- _The exercise_
Your task is to repeat the lines below exactly, excluding any pictures they contain.

- _Given information_
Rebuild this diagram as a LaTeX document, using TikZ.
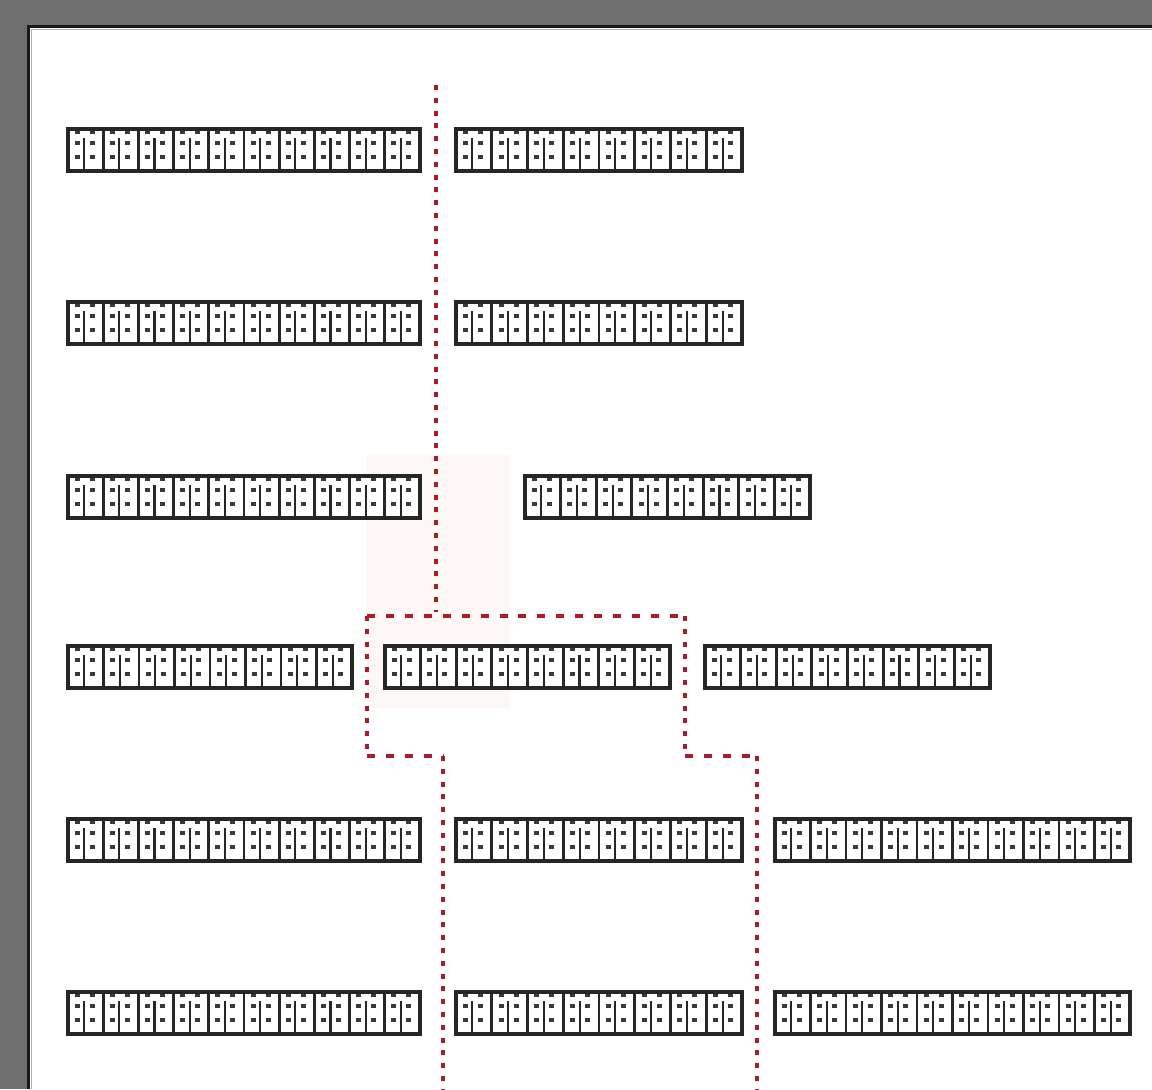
\documentclass[tikz,border=0pt]{standalone}
\usetikzlibrary{calc}
\definecolor{bg}{HTML}{6E6E6E}
\definecolor{rd}{HTML}{A81D28}
\definecolor{faint}{HTML}{FDF8F6}
\definecolor{ink}{HTML}{262626}
\definecolor{digit}{HTML}{3A3A3A}
\tikzset{
  tbox/.style={draw=ink, line width=2.8pt, fill=white, minimum height=31.5pt, inner sep=0pt, outer sep=0pt},
  cellline/.style={draw=ink, line width=2.1pt},
  dig/.style={fill=digit},
  vdot/.style={draw=rd, line width=3.2pt, dash pattern=on 3.8pt off 5.8pt},
  hdot/.style={draw=rd, line width=3.2pt, dash pattern=on 6pt off 8.2pt},
}
% name, left x, right x, centre y, number of cells
\newcommand\tofurow[5]{%
  \node[tbox, minimum width={(#3-#2)*0.75pt}] (#1) at ({(#2+#3)/2},#4) {};
  \pgfmathtruncatemacro\tfm{#5-1}
  \foreach \k in {1,...,\tfm}{
    \draw[cellline] ({#2+\k*(#3-#2)/#5},#4-20) -- ({#2+\k*(#3-#2)/#5},#4+20);
  }
  \foreach \k in {1,...,#5}{
    \pgfmathsetmacro\cx{#2+(\k-0.5)*(#3-#2)/#5}
    \fill[dig] (\cx-11,#4-9) rectangle ++(5,4);
    \fill[dig] (\cx+4,#4-9) rectangle ++(5,4);
    \fill[dig] (\cx-11,#4+5) rectangle ++(5,4);
    \fill[dig] (\cx+4,#4+5) rectangle ++(5,4);
    \fill[dig] (\cx-11,#4-19) rectangle ++(5,3);
    \fill[dig] (\cx+4,#4-19) rectangle ++(5,3);
    \draw[ink, line width=1.6pt] (\cx-1.5,#4-12) -- (\cx-1.5,#4+19);
  }
}
\begin{document}
\begin{tikzpicture}[x=0.75pt,y=-0.75pt]
\useasboundingbox (0,0) rectangle (1152,1089);
\fill[bg] (0,0) rectangle (1152,1089);
\fill[white] (27,25) rectangle (1152,1089);
\draw[black!90, line width=2.4pt] (28.5,1089) -- (28.5,26.5) -- (1152,26.5);
\draw[black!30, line width=0.9pt] (31.5,1089) -- (31.5,29.5) -- (1152,29.5);
% faint highlight
\fill[faint] (367,455) rectangle (510,708);
% boxes
\tofurow{ra}{68}{420}{150}{10}
\tofurow{rb}{456}{742}{150}{8}
\tofurow{sa}{68}{420}{323}{10}
\tofurow{sb}{456}{742}{323}{8}
\tofurow{ta}{68}{420}{497}{10}
\tofurow{tb}{525}{810}{497}{8}
\tofurow{ua}{68}{352}{667}{8}
\tofurow{ub}{385}{670}{667}{8}
\tofurow{uc}{705}{990}{667}{8}
\tofurow{va}{68}{420}{840}{10}
\tofurow{vb}{456}{742}{840}{8}
\tofurow{vc}{775}{1130}{840}{10}
\tofurow{wa}{68}{420}{1013}{10}
\tofurow{wb}{456}{742}{1013}{8}
\tofurow{wc}{775}{1130}{1013}{10}
% dotted separators
\coordinate (t0) at (436,85);
\coordinate (t1) at (436,612);
\coordinate (l1) at (367,616);
\coordinate (r1) at (685,616);
\coordinate (l2) at (367,756);
\coordinate (l3) at (443,756);
\coordinate (l4) at (443,1089);
\coordinate (r2) at (685,756);
\coordinate (r3) at (757,756);
\coordinate (r4) at (757,1089);
\draw[vdot] (t0) -- (t1);
\draw[hdot] (l1) -- (r1);
\draw[vdot] (l1) -- (l2);
\draw[hdot] (l2) -- (l3);
\draw[vdot] (l3) -- (l4);
\draw[vdot] (r1) -- (r2);
\draw[hdot] (r2) -- (r3);
\draw[vdot] (r3) -- (r4);
\end{tikzpicture}
\end{document}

- _Result below_
Rebuild this diagram as a LaTeX document, using TikZ.
\documentclass[tikz,border=0pt]{standalone}
\usetikzlibrary{calc}
\definecolor{bg}{HTML}{6E6E6E}
\definecolor{rd}{HTML}{A81D28}
\definecolor{faint}{HTML}{FDF8F6}
\definecolor{ink}{HTML}{262626}
\definecolor{digit}{HTML}{3A3A3A}
\tikzset{
  tbox/.style={draw=ink, line width=2.8pt, fill=white, minimum height=31.5pt, inner sep=0pt, outer sep=0pt},
  cellline/.style={draw=ink, line width=2.1pt},
  dig/.style={fill=digit},
  vdot/.style={draw=rd, line width=3.2pt, dash pattern=on 3.8pt off 5.8pt},
  hdot/.style={draw=rd, line width=3.2pt, dash pattern=on 6pt off 8.2pt},
}
% name, left x, right x, centre y, number of cells
\newcommand\tofurow[5]{%
  \node[tbox, minimum width={(#3-#2)*0.75pt}] (#1) at ({(#2+#3)/2},#4) {};
  \pgfmathtruncatemacro\tfm{#5-1}
  \foreach \k in {1,...,\tfm}{
    \draw[cellline] ({#2+\k*(#3-#2)/#5},#4-20) -- ({#2+\k*(#3-#2)/#5},#4+20);
  }
  \foreach \k in {1,...,#5}{
    \pgfmathsetmacro\cx{#2+(\k-0.5)*(#3-#2)/#5}
    \fill[dig] (\cx-11,#4-9) rectangle ++(5,4);
    \fill[dig] (\cx+4,#4-9) rectangle ++(5,4);
    \fill[dig] (\cx-11,#4+5) rectangle ++(5,4);
    \fill[dig] (\cx+4,#4+5) rectangle ++(5,4);
    \fill[dig] (\cx-11,#4-19) rectangle ++(5,3);
    \fill[dig] (\cx+4,#4-19) rectangle ++(5,3);
    \draw[ink, line width=1.6pt] (\cx-1.5,#4-12) -- (\cx-1.5,#4+19);
  }
}
\begin{document}
\begin{tikzpicture}[x=0.75pt,y=-0.75pt]
\useasboundingbox (0,0) rectangle (1152,1089);
\fill[bg] (0,0) rectangle (1152,1089);
\fill[white] (27,25) rectangle (1152,1089);
\draw[black!90, line width=2.4pt] (28.5,1089) -- (28.5,26.5) -- (1152,26.5);
\draw[black!30, line width=0.9pt] (31.5,1089) -- (31.5,29.5) -- (1152,29.5);
% faint highlight
\fill[faint] (367,455) rectangle (510,708);
% boxes
\tofurow{ra}{68}{420}{150}{10}
\tofurow{rb}{456}{742}{150}{8}
\tofurow{sa}{68}{420}{323}{10}
\tofurow{sb}{456}{742}{323}{8}
\tofurow{ta}{68}{420}{497}{10}
\tofurow{tb}{525}{810}{497}{8}
\tofurow{ua}{68}{352}{667}{8}
\tofurow{ub}{385}{670}{667}{8}
\tofurow{uc}{705}{990}{667}{8}
\tofurow{va}{68}{420}{840}{10}
\tofurow{vb}{456}{742}{840}{8}
\tofurow{vc}{775}{1130}{840}{10}
\tofurow{wa}{68}{420}{1013}{10}
\tofurow{wb}{456}{742}{1013}{8}
\tofurow{wc}{775}{1130}{1013}{10}
% dotted separators
\coordinate (t0) at (436,85);
\coordinate (t1) at (436,612);
\coordinate (l1) at (367,616);
\coordinate (r1) at (685,616);
\coordinate (l2) at (367,756);
\coordinate (l3) at (443,756);
\coordinate (l4) at (443,1089);
\coordinate (r2) at (685,756);
\coordinate (r3) at (757,756);
\coordinate (r4) at (757,1089);
\draw[vdot] (t0) -- (t1);
\draw[hdot] (l1) -- (r1);
\draw[vdot] (l1) -- (l2);
\draw[hdot] (l2) -- (l3);
\draw[vdot] (l3) -- (l4);
\draw[vdot] (r1) -- (r2);
\draw[hdot] (r2) -- (r3);
\draw[vdot] (r3) -- (r4);
\end{tikzpicture}
\end{document}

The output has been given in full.